What is expected
Take the data below and copy exactly the lines starting at the one with "Output the Python" and finishing at the one with "from matplotlib.patches import Patch", both included.

_____

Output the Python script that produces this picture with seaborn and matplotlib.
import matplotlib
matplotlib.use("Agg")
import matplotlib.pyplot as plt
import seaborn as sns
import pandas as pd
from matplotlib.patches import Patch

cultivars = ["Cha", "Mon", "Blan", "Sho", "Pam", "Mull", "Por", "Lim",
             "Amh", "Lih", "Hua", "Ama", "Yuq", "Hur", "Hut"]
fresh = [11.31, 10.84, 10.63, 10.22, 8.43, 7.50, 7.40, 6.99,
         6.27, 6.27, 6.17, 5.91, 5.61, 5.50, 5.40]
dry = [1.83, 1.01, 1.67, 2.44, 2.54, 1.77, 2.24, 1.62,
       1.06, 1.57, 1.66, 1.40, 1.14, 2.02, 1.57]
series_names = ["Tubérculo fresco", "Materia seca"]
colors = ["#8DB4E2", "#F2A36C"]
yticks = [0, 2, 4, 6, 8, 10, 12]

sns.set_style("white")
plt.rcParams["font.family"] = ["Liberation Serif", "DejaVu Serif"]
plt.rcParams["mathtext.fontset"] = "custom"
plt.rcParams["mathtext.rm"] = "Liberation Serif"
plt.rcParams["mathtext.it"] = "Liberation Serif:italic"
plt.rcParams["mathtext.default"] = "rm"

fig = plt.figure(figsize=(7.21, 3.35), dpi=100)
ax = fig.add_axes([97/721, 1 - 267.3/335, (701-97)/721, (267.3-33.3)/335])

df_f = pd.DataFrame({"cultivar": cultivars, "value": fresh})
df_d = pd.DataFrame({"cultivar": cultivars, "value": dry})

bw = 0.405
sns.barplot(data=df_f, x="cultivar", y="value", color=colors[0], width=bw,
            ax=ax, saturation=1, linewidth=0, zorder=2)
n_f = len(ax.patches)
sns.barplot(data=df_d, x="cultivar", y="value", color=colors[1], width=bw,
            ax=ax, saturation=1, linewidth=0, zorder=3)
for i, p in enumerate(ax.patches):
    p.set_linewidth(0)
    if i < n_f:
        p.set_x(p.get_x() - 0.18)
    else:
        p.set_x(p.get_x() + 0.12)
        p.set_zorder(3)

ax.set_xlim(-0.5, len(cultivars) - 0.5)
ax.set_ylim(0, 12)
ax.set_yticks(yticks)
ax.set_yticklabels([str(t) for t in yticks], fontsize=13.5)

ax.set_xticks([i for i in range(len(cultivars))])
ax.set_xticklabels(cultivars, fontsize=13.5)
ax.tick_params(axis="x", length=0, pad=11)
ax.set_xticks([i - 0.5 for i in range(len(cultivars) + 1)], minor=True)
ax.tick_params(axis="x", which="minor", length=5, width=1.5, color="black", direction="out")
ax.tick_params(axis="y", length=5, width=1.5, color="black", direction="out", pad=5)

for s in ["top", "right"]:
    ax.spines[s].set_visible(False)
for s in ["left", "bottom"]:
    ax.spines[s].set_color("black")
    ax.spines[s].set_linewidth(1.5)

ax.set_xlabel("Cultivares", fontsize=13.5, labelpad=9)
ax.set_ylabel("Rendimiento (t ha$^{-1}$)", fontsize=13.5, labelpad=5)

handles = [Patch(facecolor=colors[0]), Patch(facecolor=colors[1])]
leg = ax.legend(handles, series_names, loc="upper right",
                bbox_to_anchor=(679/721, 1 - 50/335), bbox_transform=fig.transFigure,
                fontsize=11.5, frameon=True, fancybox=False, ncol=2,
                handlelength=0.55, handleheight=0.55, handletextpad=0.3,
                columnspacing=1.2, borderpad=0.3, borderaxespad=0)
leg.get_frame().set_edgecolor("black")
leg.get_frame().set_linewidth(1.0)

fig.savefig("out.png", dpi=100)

_____

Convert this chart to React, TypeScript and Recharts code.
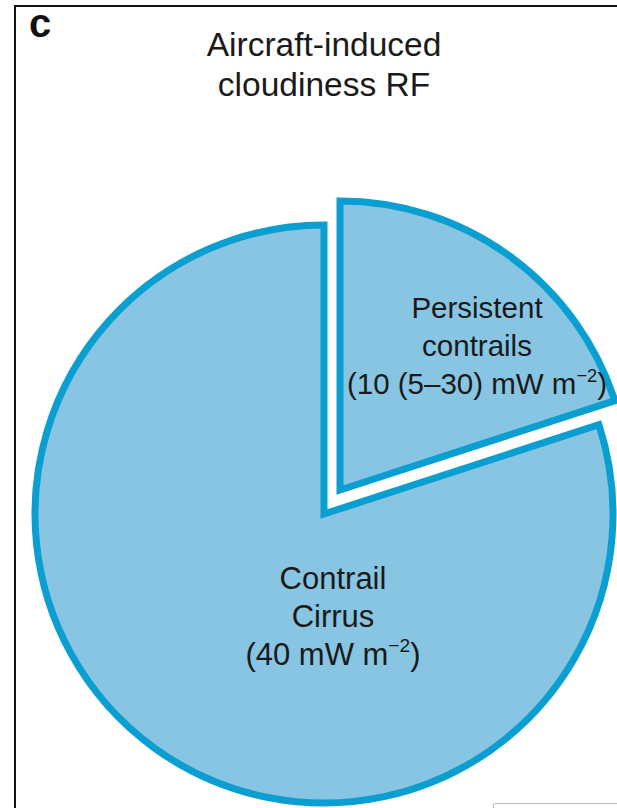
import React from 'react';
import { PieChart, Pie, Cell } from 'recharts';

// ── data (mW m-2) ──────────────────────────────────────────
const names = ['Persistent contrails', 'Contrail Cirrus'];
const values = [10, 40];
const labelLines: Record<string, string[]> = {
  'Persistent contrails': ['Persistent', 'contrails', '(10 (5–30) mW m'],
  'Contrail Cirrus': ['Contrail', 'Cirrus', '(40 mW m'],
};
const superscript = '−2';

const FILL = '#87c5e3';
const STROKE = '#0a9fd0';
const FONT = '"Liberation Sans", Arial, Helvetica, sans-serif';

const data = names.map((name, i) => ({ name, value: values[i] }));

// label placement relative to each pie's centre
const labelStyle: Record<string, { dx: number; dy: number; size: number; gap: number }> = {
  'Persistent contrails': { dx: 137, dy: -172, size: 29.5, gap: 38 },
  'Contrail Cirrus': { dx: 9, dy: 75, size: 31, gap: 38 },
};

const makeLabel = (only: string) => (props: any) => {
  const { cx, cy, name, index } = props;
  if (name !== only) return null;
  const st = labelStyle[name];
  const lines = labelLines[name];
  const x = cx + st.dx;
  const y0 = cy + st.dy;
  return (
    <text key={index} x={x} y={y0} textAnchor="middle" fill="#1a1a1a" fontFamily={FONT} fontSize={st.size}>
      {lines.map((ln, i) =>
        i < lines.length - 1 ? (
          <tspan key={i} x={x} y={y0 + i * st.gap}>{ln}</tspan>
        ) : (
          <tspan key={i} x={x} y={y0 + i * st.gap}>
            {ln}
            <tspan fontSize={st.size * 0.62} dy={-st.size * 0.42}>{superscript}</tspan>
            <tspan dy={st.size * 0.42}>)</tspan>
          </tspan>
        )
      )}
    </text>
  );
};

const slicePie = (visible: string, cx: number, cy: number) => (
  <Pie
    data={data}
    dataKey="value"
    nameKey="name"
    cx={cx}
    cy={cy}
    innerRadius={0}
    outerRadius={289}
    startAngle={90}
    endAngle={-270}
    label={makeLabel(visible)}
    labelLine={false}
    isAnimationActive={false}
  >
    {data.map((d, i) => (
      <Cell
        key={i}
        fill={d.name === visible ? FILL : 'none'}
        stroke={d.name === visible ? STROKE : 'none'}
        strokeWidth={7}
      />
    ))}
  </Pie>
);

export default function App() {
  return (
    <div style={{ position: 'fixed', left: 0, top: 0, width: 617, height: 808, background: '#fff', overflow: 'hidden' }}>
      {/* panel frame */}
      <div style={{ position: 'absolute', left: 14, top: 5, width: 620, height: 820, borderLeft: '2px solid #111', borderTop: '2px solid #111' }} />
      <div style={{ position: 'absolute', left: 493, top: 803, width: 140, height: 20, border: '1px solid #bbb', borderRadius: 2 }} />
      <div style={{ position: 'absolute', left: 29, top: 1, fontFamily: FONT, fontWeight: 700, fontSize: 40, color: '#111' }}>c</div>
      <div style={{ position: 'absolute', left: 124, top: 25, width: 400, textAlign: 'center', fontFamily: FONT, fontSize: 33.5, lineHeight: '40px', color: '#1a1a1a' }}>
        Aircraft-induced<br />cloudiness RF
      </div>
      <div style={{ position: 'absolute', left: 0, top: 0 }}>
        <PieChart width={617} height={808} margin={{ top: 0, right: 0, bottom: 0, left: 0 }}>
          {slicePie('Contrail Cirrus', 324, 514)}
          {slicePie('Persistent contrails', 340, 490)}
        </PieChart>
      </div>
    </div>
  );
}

_____

Task response
Output the Python script that produces this picture with seaborn and matplotlib.
import matplotlib
matplotlib.use("Agg")
import matplotlib.pyplot as plt
import seaborn as sns
import pandas as pd
from matplotlib.patches import Patch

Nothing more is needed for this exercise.